I have been trying to figure out just what I did wrong to break my ankle last week and I think I can understand it now so I will share the lesson I have learned.
I was carving quite quickly on my toe edge when I decided to hit the brakes and come to a stop at the side of the slope. It probably would have been more elegant to finish the turn and slow a bit more gradually afterwards but, for whatever reason, I did not. Even so, it should not be a problem to apply the brakes mid turn, even at speed, so what did I do wrong?
I think what happened, and it is hard to remember exactly, is that as I tried to brake I started to lose the edge and I pushed out with my feet extending my knees to try and drive the edge harder into the snow. This is quite a natural and instinctive reaction but it is absolutely the wrong thing to do and I should have known better.
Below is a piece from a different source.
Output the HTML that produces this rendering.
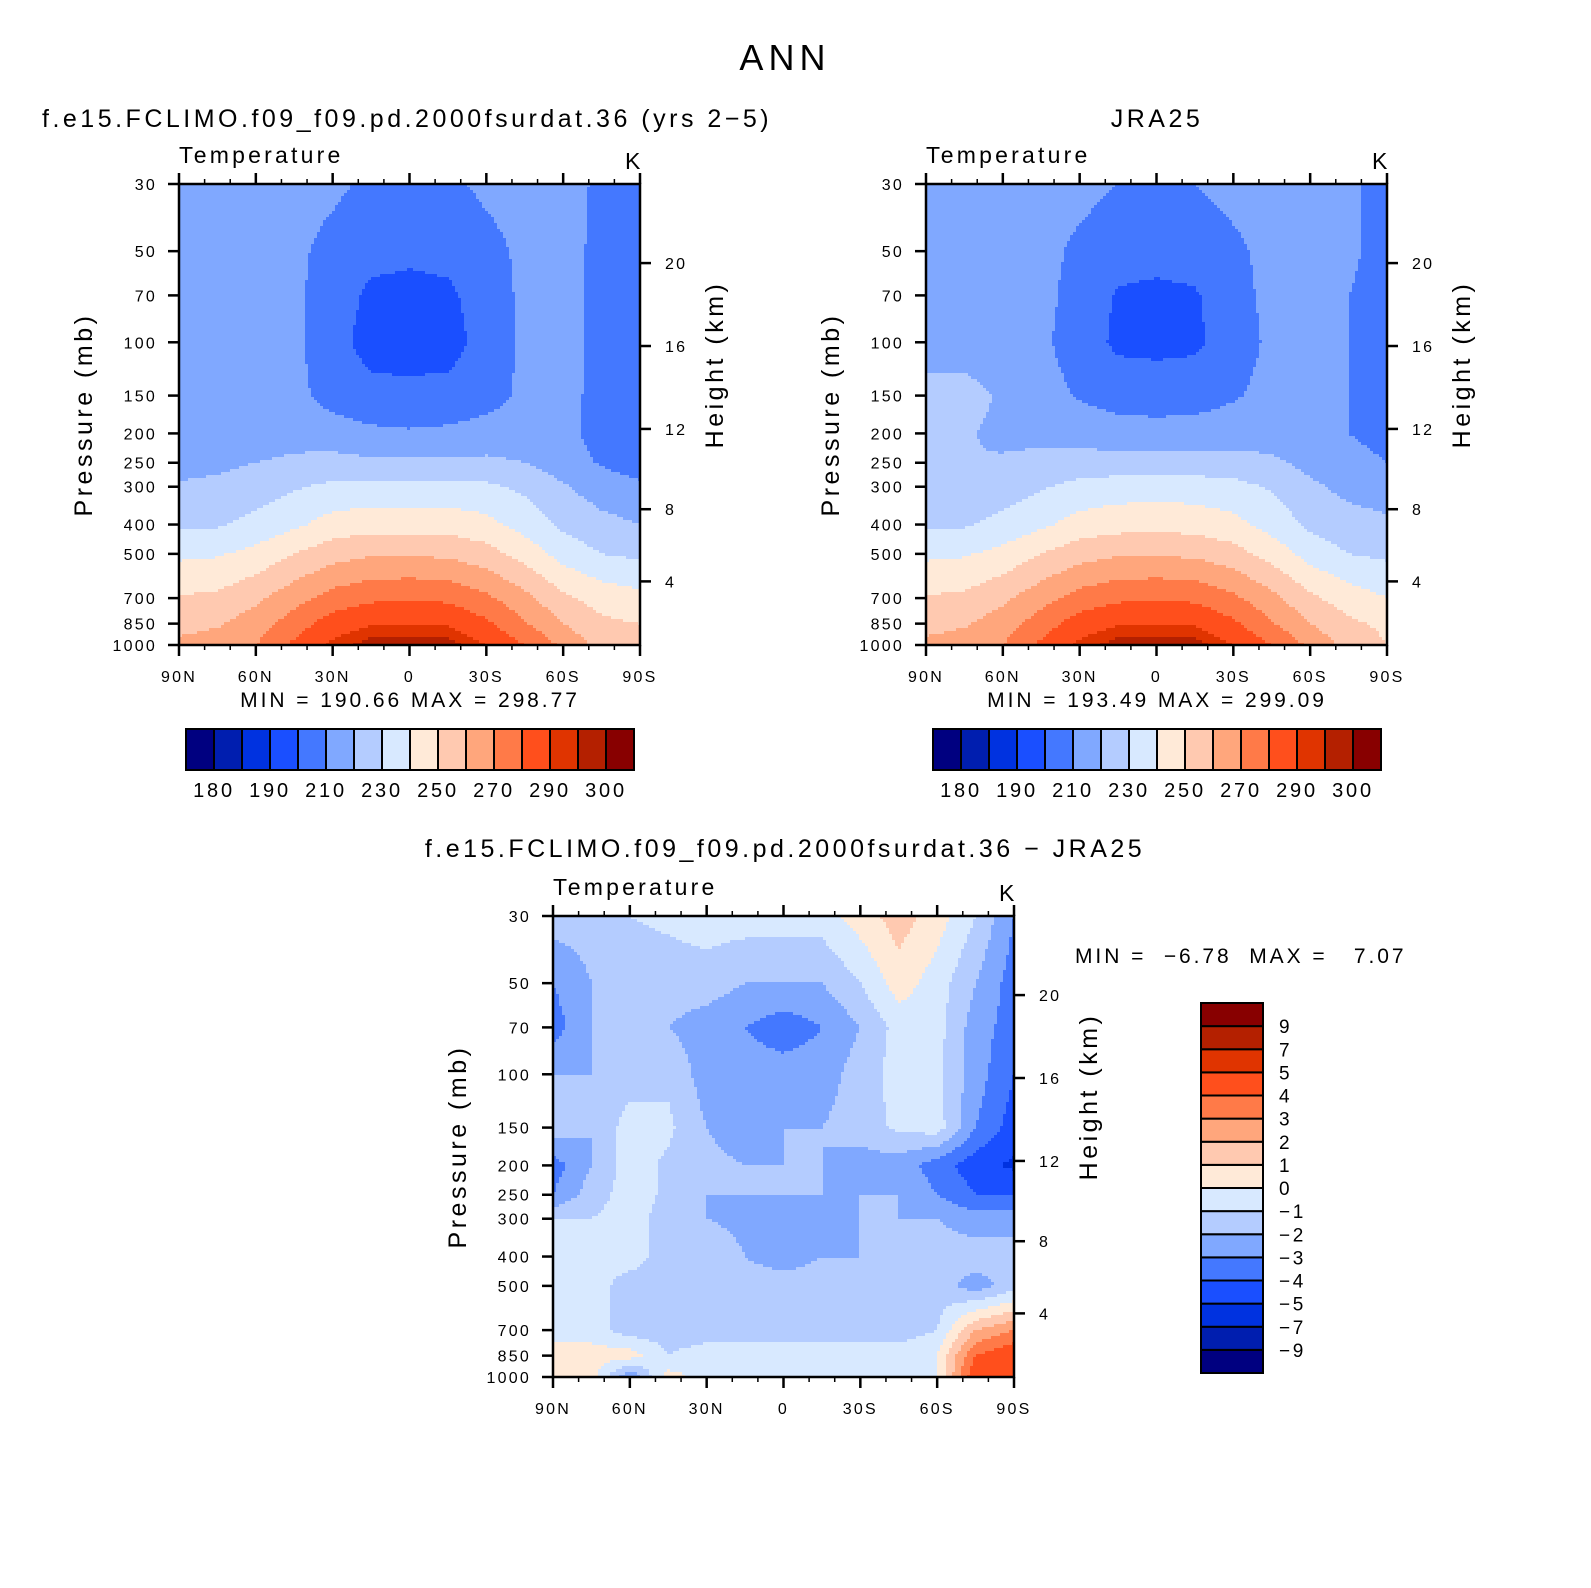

I learnt a few years ago that when you begin to lose an edge and start to slide the thing to do is not to push harder against that edge with your legs but, rather, to bend your knees and sink into the board. This has the effect of moving your centre of gravity over the edge and will stop the slide very effectively. Pushing out with your legs, while it might feel like you are increasing the edge pressure, just puts the edge further away from your centre of gravity and loses grip.
In the case of my accident it also meant there was no flex left in my knees to absorb the shock which I was actually opposing by pushing when I should have been absorbing it by bending.
I learned that lesson in theory long ago but I never put it into practice in my riding sufficiently for it to become instinctive. I will now.